Social Equality: Social equality is a state of affairs in which all individuals within a specific society have equal rights, liberties, and status, possibly including civil rights, freedom of expression, autonomy, and equal access to certain public goods and social services. Social equality requires the absence of legally enforced social class or caste boundaries and the absence of discrimination motivated by an inalienable part of an individual’s identity. For example, advocates of social equality believe inequality before the law for all individuals regardless of sex, gender, ethnicity, age, sexual orientation, origin, caste or class, income or property, language, religion, convictions, opinions, health, disability, or species. Social equality is related to equal opportunity.

Chaos Theory: Chaos theory is a branch of mathematics focusing on the study of chaos — dynamical systems whose random states of disorder and irregularities are governed by underlying patterns and deterministic laws that are highly sensitive to initial conditions. Chaos theory is an interdisciplinary theory stating that, within the apparent randomness of complex, chaotic systems, there are underlying patterns, interconnectedness, constant feedback loops, repetition, self-similarity, fractals, and self-organization. The butterfly effect, an underlying principle of chaos, describes how a small change in one state of a deterministic nonlinear system can result in large differences in a later state (meaning that there is a sensitive dependence on initial conditions). A metaphor for this behavior is that a butterfly flapping its wings in Texas can cause a hurricane in China.

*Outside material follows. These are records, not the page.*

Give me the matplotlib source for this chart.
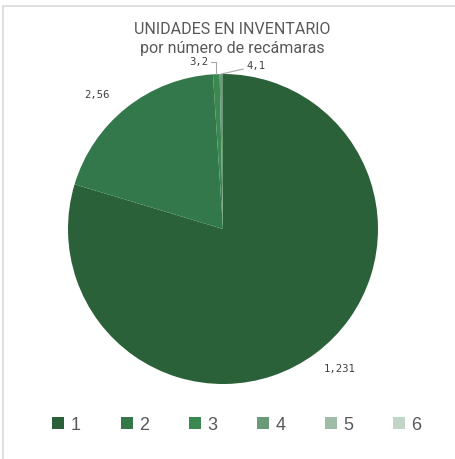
import matplotlib
matplotlib.use("Agg")
import matplotlib.pyplot as plt
from matplotlib.patches import Rectangle
import numpy as np

categories = ["1", "2", "3", "4", "5", "6"]
values = [231, 56, 2, 1, 0, 0]
colors = ["#2b6139", "#32784a", "#3a8750", "#6a9a78", "#9fbda6", "#c2d5c7"]
title_lines = ["UNIDADES EN INVENTARIO", "por número de recámaras"]

W, H = 456, 459
fig = plt.figure(figsize=(W / 100, H / 100), dpi=100)

# light frame
fig.patches.append(Rectangle((3 / W, -0.1), 1.2, 1 - 6 / H + 0.1, transform=fig.transFigure,
                             fill=False, edgecolor="#d9d9d9", linewidth=1.2))

cx, cy, r = 223, 229, 155
ax = fig.add_axes([(cx - r) / W, (H - cy - r) / H, 2 * r / W, 2 * r / H])

wedges, _ = ax.pie(values, colors=colors, startangle=90, counterclock=False,
                   radius=1, wedgeprops=dict(edgecolor="none", linewidth=0))
ax.set_xlim(-1, 1)
ax.set_ylim(-1, 1)
ax.set_aspect("equal")
ax.axis("off")

lab_font = dict(family="DejaVu Sans Mono", fontsize=7.6, color="#404040")
big_offsets = {0: (0.05, 0.045), 1: (-0.08, -0.06)}
for i, (w, cat, v) in enumerate(zip(wedges, categories, values)):
    if v == 0:
        continue
    mid = np.deg2rad((w.theta1 + w.theta2) / 2)
    txt = f"{cat},{v}"
    if v >= 10:
        rr = 1.18
        ox, oy = big_offsets.get(i, (0, 0))
        ax.text(rr * np.cos(mid) + ox, rr * np.sin(mid) + oy, txt,
                ha="center", va="center", **lab_font)
    else:
        px, py = np.cos(mid), np.sin(mid)
        if i == 2:
            ax.annotate(txt, xy=(px, py), xytext=(px - 0.05, py + 0.08),
                        ha="right", va="center", **lab_font,
                        arrowprops=dict(arrowstyle="-", color="#a6a6a6", lw=0.8,
                                        connectionstyle="angle,angleA=0,angleB=90,rad=0",
                                        shrinkA=0, shrinkB=0))
        else:
            ax.annotate(txt, xy=(px, py), xytext=(px + 0.16, py + 0.05),
                        ha="left", va="center", **lab_font,
                        arrowprops=dict(arrowstyle="-", color="#a6a6a6", lw=0.8,
                                        shrinkA=0, shrinkB=0))

fig.text(232 / W, 1 - 29 / H, title_lines[0], ha="center", va="center",
         fontsize=11.5, color="#595959", family="Roboto")
fig.text(232 / W, 1 - 48 / H, title_lines[1], ha="center", va="center",
         fontsize=11.5, color="#595959", family="Roboto")

leg = fig.legend(wedges, categories, loc="center", bbox_to_anchor=(237 / W, 1 - 425 / H),
                 ncol=6, frameon=False, handlelength=0.67, handleheight=0.67,
                 handletextpad=0.35, columnspacing=2.2, labelcolor="#595959",
                 prop=dict(family="Liberation Sans", size=13))

fig.savefig("out.png", dpi=100)
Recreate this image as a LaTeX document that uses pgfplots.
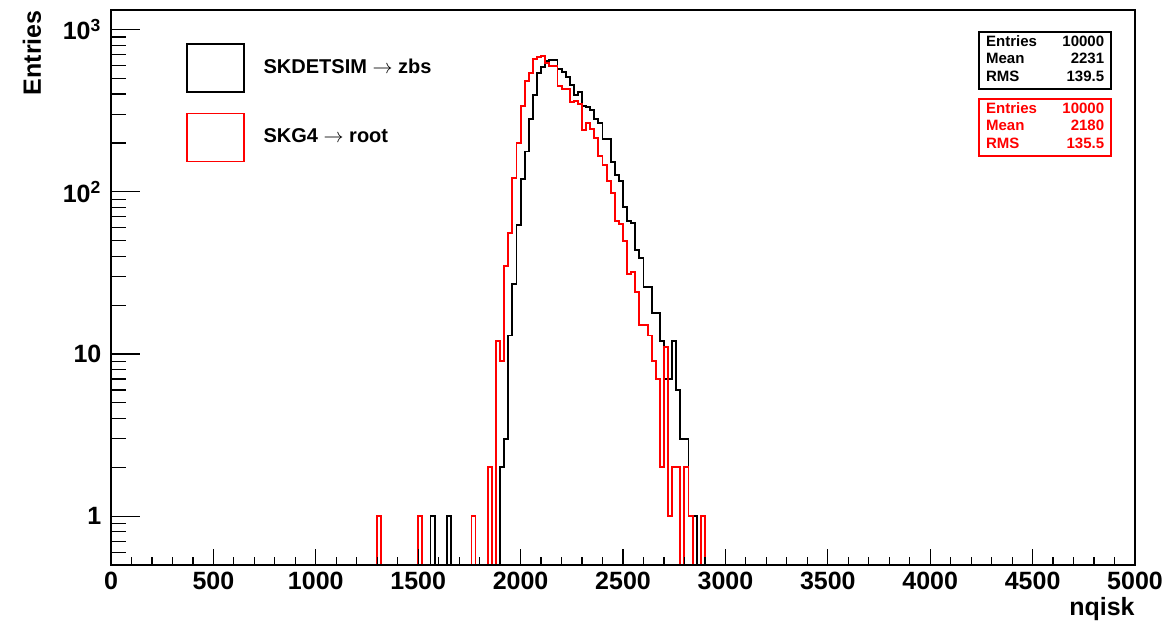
\documentclass[border=0pt]{standalone}
\usepackage{pgfplots}
\pgfplotsset{compat=1.18}
\usepackage{fontspec}
\setmainfont{Liberation Sans}

\newsavebox\statA
\newsavebox\statB

\begin{document}%
\sbox\statA{\fontsize{7.5}{8.75}\selectfont\bfseries%
\begin{tabular*}{59pt}{@{}l@{\extracolsep{\fill}}r@{}}Entries & 10000\\ Mean & 2231\\ RMS & 139.5\end{tabular*}}%
\sbox\statB{\fontsize{7.5}{8.75}\selectfont\bfseries\color{red}%
\begin{tabular*}{59pt}{@{}l@{\extracolsep{\fill}}r@{}}Entries & 10000\\ Mean & 2180\\ RMS & 135.5\end{tabular*}}%
\begin{tikzpicture}
\begin{axis}[
  name=ax,
  scale only axis,
  width=512pt, height=277.5pt,
  ymode=log,
  xmin=0, xmax=5000,
  ymin=0.5, ymax=1320,
  axis on top,
  axis line style={line width=1pt},
  tick pos=left,
  tick align=inside,
  xtick={0,500,...,5000},
  minor x tick num=4,
  ytick={1,10,100,1000},
  yticklabels={1,10,10\textsuperscript{2},10\textsuperscript{3}},
  minor ytick={0.6,0.7,0.8,0.9,2,3,4,5,6,7,8,9,20,30,40,50,60,70,80,90,200,300,400,500,600,700,800,900},
  major tick length=14.5pt, minor tick length=7.5pt,
  xtick style={/pgfplots/major tick length=7.8pt, /pgfplots/minor tick length=4.2pt},
  tick style={black, line width=0.6pt},
  ticklabel style={font=\fontsize{12.5}{14}\selectfont\bfseries},
  /pgf/number format/assume math mode=true,
  xticklabel style={/pgf/number format/1000 sep={}},
  yticklabel style={xshift=-1.3pt},
  scaled x ticks=false,
  xlabel={nqisk},
  ylabel={Entries},
  xlabel style={at={(rel axis cs:1,0)}, anchor=east, yshift=-22pt, inner sep=0pt, font=\fontsize{12.5}{14}\selectfont\bfseries},
  ylabel style={at={(rel axis cs:0,1)}, anchor=east, yshift=39.5pt, inner sep=0pt, font=\fontsize{12.5}{14}\selectfont\bfseries},
  legend style={draw=none, fill=none, at={(rel axis cs:0.0732,0.9405)}, anchor=north west,
    font=\fontsize{10}{12}\selectfont\bfseries, row sep=10pt, column sep=9.5pt, inner sep=0pt,
    nodes={inner sep=0pt, anchor=west}},
  legend cell align=left,
  legend image code/.code={\draw[#1, line width=0.65pt] (0pt,-12pt) rectangle (28.5pt,12pt);},
  clip=true,
]
\addplot[const plot, black, line width=0.95pt] coordinates {
(0,0.5) (1560,1) (1580,0.5) (1640,1) (1660,0.5) (1900,2) (1920,3) (1940,13) (1960,27) (1980,62)
(2000,120) (2020,177) (2040,280) (2060,395) (2080,542) (2100,585) (2120,643) (2140,649) (2160,649)
(2180,569) (2200,550) (2220,508) (2240,455) (2260,395) (2280,414) (2300,338) (2320,332) (2340,319)
(2360,280) (2380,264) (2400,211) (2420,211) (2440,153) (2460,127) (2480,116) (2500,81) (2520,66)
(2540,64) (2560,44) (2580,39) (2600,26) (2620,26) (2640,18) (2660,18) (2680,12) (2700,7) (2720,7)
(2740,12) (2760,6) (2780,3) (2800,3) (2820,1) (2840,1) (2860,0.5) (5000,0.5)
};
\addlegendentry{SKDETSIM $\rightarrow$ zbs}
\addplot[const plot, red, line width=0.95pt] coordinates {
(0,0.5) (1300,1) (1320,0.5) (1500,1) (1520,0.5) (1760,1) (1780,0.5) (1840,2) (1860,0.5) (1880,12)
(1900,9) (1920,35) (1940,56) (1960,121) (1980,199) (2000,338) (2020,484) (2040,542) (2060,655)
(2080,674) (2100,687) (2120,625) (2140,596) (2160,596) (2180,451) (2200,430) (2220,430) (2240,359)
(2260,363) (2280,346) (2300,240) (2320,264) (2340,243) (2360,214) (2380,166) (2400,146) (2420,117)
(2440,98) (2460,66) (2480,63) (2500,50) (2520,31) (2540,32) (2560,24) (2580,15) (2600,15) (2620,13)
(2640,9) (2660,7) (2680,2) (2700,11) (2720,1) (2740,2) (2760,2) (2780,0.5) (2800,2) (2820,1)
(2840,0.5) (2880,1) (2900,0.5) (5000,0.5)
};
\addlegendentry{SKG4 $\rightarrow$ root}
\node[draw=black, line width=0.8pt, fill=white, anchor=north east, inner sep=0pt, minimum width=66pt, minimum height=28.5pt] at (rel axis cs:0.9775,0.962) {\usebox\statA};
\node[draw=red, line width=0.8pt, fill=white, anchor=north east, inner sep=0pt, minimum width=66pt, minimum height=28.5pt] at (rel axis cs:0.9775,0.8414) {\usebox\statB};
\coordinate (bbsw) at (rel axis cs:0,0);
\coordinate (bbne) at (rel axis cs:1,1);
\end{axis}
\pgfresetboundingbox
\useasboundingbox ([xshift=-55.5pt,yshift=-28.5pt]bbsw) rectangle ([xshift=16.5pt,yshift=5pt]bbne);
\end{tikzpicture}%
\end{document}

Security: Security is freedom from, or resilience against, potential harm (or other unwanted coercive change) caused by others. Beneficiaries (technical referents) of security may be persons and social groups, objects and institutions, ecosystems, or any other entity or phenomenon vulnerable to unwanted change.

Equal Opportunity: Equal opportunity is a state of fairness in which individuals are treated similarly, unhampered by artificial barriers or prejudices or preferences, except when particular distinctions can be explicitly justified. The intent is that the important jobs in an organization should go to the most qualified people – persons most likely to perform ably in a given task – and not go to persons for reasons deemed arbitrary or irrelevant, such as circumstances of birth, upbringing, having well-connected relatives or friends, religion, sex, ethnicity, race, caste, or involuntary personal attributes such as disability, age, gender identity, or sexual orientation.

Equity: Equity is a particular body of law developed in the English Court of Chancery. It is not a synonym for ‘general fairness’ or ‘natural justice.’ It exists in domestic law, both in civil law and in common law systems, and in international law. The tradition of equity begins in antiquity with the writings of Aristotle, epieikeia, and with Roman law, aequitas. Later, in civil law systems, equity was integrated into the legal rules, while in common law systems, it became an independent body of law.

Discrimination: Discrimination is the act of making unjustified distinctions between human beings based on the groups, classes, or other categories to which they are perceived to belong. People may be discriminated against based on race, gender, age, religion, or sexual orientation, as well as other categories. Discrimination especially occurs when individuals or groups are unfairly treated in a worse way than other people are treated, based on their actual or perceived membership in certain groups or social categories. It involves restricting members of one group from opportunities or privileges available to members of another group.

Civil and Political Rights: Civil and political rights protect individuals’ freedom from infringement by governments, social organizations, and private individuals. They ensure one’s entitlement to participate in the civil and political life of society and the state without discrimination or repression.

Justice: Justice, in its broadest sense, is the principle that people receive that which they deserve, with the interpretation of what then constitutes “deserving” being impacted upon by numerous fields, with many different viewpoints and perspectives, including the concepts of moral correctness based on ethics, rationality, law, religion, equity and fairness.